Kosova'nın bu iki ülke arasındaki sorunların başına yerleşmiş olması, ABD'nin Kosova'nın bağımsızlığını desteklediği -oysa Rusya'nın buna ciddi biçimde itiraz ettiği- anlamına geliyor. Polonya'ya füze savunma sistemi yerleştirilmesi ve çeşitli bölgelerdeki konvansiyonel güç meseleleri ile Kosova sorunu arasında bir pazarlık dengesi olacağı akla gelse de, aslında bu üç konunun bir genel anlaşmazlığın ayrı ayakları olduğu söylenebilir. Rusya, ABD'yi uluslararası hukuk dışı davranışlarla tüm dünyayı tehlikeye sürükleyecek agresif politikalar üretmekle suçluyor.

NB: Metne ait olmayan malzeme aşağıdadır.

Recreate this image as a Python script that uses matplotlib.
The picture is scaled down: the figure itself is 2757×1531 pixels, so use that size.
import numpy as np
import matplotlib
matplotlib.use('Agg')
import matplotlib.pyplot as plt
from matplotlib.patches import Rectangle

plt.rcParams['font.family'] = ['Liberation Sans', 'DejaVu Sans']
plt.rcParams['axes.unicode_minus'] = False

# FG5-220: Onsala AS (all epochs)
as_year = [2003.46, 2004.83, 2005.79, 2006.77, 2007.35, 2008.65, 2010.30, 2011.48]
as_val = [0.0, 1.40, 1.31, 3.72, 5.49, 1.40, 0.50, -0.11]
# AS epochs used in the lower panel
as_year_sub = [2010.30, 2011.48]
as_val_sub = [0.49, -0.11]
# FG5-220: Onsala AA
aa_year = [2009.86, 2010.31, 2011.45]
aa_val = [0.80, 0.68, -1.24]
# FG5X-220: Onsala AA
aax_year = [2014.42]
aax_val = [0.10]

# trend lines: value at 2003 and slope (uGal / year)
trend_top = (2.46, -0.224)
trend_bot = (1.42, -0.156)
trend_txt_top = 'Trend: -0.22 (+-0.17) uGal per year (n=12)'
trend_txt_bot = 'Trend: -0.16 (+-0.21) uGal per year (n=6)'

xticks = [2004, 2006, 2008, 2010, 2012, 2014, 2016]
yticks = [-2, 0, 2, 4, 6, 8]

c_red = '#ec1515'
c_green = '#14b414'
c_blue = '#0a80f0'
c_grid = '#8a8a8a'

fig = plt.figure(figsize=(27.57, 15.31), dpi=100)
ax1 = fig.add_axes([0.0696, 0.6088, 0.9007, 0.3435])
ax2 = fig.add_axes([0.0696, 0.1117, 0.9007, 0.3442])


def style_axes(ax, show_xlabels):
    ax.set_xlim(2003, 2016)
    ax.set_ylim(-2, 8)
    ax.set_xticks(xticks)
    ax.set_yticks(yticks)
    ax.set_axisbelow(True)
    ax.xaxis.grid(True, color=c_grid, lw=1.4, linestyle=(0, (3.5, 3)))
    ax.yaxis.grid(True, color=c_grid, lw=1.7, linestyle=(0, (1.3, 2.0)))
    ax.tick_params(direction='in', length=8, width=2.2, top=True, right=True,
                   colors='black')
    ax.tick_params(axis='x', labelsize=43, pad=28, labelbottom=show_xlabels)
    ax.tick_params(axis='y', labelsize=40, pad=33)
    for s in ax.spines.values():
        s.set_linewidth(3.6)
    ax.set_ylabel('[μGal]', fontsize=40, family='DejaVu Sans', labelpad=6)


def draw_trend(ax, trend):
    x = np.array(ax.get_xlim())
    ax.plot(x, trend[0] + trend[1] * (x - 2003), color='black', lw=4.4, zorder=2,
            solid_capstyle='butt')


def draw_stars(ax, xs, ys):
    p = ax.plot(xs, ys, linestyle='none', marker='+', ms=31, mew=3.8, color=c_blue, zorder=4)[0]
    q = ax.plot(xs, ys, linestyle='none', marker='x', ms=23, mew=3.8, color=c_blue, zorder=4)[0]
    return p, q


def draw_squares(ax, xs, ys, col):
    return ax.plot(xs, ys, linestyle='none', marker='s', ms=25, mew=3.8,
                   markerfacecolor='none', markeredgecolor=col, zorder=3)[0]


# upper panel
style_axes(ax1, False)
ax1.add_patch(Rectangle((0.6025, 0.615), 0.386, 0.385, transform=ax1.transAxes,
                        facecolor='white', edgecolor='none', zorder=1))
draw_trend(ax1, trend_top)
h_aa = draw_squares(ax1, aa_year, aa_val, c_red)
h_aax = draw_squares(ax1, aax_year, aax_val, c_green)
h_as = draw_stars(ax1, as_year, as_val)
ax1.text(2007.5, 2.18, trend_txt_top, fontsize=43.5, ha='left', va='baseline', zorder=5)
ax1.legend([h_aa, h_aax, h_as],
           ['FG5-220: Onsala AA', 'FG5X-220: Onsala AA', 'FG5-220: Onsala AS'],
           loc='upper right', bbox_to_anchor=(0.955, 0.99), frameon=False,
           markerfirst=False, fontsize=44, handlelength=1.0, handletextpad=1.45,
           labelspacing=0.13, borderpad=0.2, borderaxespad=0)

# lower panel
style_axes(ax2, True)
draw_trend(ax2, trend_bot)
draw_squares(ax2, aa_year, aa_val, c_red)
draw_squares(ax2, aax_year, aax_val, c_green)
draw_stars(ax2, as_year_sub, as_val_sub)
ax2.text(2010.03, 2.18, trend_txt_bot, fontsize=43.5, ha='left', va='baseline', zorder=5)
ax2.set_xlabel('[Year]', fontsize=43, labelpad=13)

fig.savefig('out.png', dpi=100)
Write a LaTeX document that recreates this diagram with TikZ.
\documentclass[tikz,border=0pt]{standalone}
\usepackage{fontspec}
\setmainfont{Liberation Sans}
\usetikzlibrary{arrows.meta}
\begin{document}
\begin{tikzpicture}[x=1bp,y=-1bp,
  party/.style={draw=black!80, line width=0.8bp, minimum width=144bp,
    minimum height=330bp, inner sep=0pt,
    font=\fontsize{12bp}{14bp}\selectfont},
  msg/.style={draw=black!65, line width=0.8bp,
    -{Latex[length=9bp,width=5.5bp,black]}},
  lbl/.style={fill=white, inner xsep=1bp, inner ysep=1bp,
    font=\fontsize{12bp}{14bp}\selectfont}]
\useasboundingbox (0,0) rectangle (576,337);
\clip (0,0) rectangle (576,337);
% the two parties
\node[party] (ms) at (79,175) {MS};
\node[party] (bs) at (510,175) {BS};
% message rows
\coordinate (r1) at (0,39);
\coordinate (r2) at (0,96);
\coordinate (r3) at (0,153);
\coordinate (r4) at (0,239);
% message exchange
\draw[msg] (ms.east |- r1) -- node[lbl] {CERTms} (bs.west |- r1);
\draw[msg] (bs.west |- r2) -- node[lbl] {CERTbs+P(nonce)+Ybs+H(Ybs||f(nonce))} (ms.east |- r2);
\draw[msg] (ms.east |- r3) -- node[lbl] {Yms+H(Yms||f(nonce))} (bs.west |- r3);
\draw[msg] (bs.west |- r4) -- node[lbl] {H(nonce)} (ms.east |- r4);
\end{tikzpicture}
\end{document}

Bu yaklaşımın ardında, ABD'nin Rusya çıkar alanlarını, tarihteki kaçıncı kez çevrelemeye kalkıştığı iddiası var. Irak ve Afganistan'daki varlığı ile güneyden, Japonya sayesinde doğudan ve eski Doğu Avrupa ülkeleriyle batıdan çevrelendiğini savunuyor. ABD ise, Rusya'nın Soğuk Savaş yıllarındaki gibi bir güç ve yayılma aradığını, üstelik bunu da giderek daha otoriter bir devlet kanalıyla yaptığını ileri sürüyor. Bu yaklaşımın ardında ise, Rusya'nın "doğalgaz" başta olmak koşuluyla enerji kaynak ve yolları bakımından tüm dünyaya baskı uyguladığını iddia etmek olduğu düşünülebilir. Bu farklılaşma, yeni güç dengesi arayışlarına karşılık gelebilir ve kendisini yeniden Kosova'da gösteriyor denebilir.
Kosova'dan Türkiye'ye
Soruna birkaç yerinden bakmak mümkün. Öncelikle, uluslararası hukuk bakımından Sırbistan'a ait bir toprak parçasının uluslararası güçler istediğinde "bağımsızlaştırılması" mümkün olmayabilir. Bunun en temel nedeni, uluslararası hukukun devletlerin ulusal sınırlarının değiştirilmesini esas almaması, self determinasyonu da bir kural değil, işe geldiğinde kullanılabilecek bir ilke sayması. Üstelik, Kosova için öngörülen sürecin örneğin Yukarı Karabağ için, Filistin ile İsrail arasında nihai sorun olarak kalacak gibi görünen "Kudüs bölgesi" için, Kuzey Irak için ya da dünyanın başka yerlerindeki benzer topraklar için uygulanıp uygulanamayacağına dair bir kanıt da bulunmuyor. Üstelik, Kıbrıs sorunu ve KKTC'nin fiili varlığı 1983'ten beri ortadayken Kosova'ya çözüm aramak da ilginç oluyor. Dolayısıyla, hukukun duruma uydurulmasının yolları aranıyor. Kosova'nın bağımsızlaştırılması mümkün olduğunda, bunun örneğin KKTC'ye uyarlanması da talep edilebilir mi diye akıllara geliyor.
Uluslararası hukukun küresel gelişmelere ve toplumsal taleplere dar geldiği de ortada. Kosova'da yaşayanlar Sırbistan egemenliğini sürekli reddettiğinde bu zorlamanın nereye kadar sürdürülebileceği de belli değil. Tüm baskılara rağmen Kıbrıs'ta bu başarılabildi mi ki Kosova'da başarılsın? Sırbistan'ın ve Kosova'nın aynı anda memnun edilmesinin yolu, büyük olasılıkla her ikisinin de AB ve NATO'ya katılımlarının desteklenmesi olarak görülüyor. Halklar bunu istiyorlar mı bilinmez; ama AB ve NATO, istedikleri varsayımından hareket ediyor. Hatırlatmalı, Kıbrıs'ta Türkler istediklerini belgelemişlerdi; ama bu bir değişken olamadı. ABD ve Rusya'nın anlaşmazlıkları çoğalacak gibi görünüyor.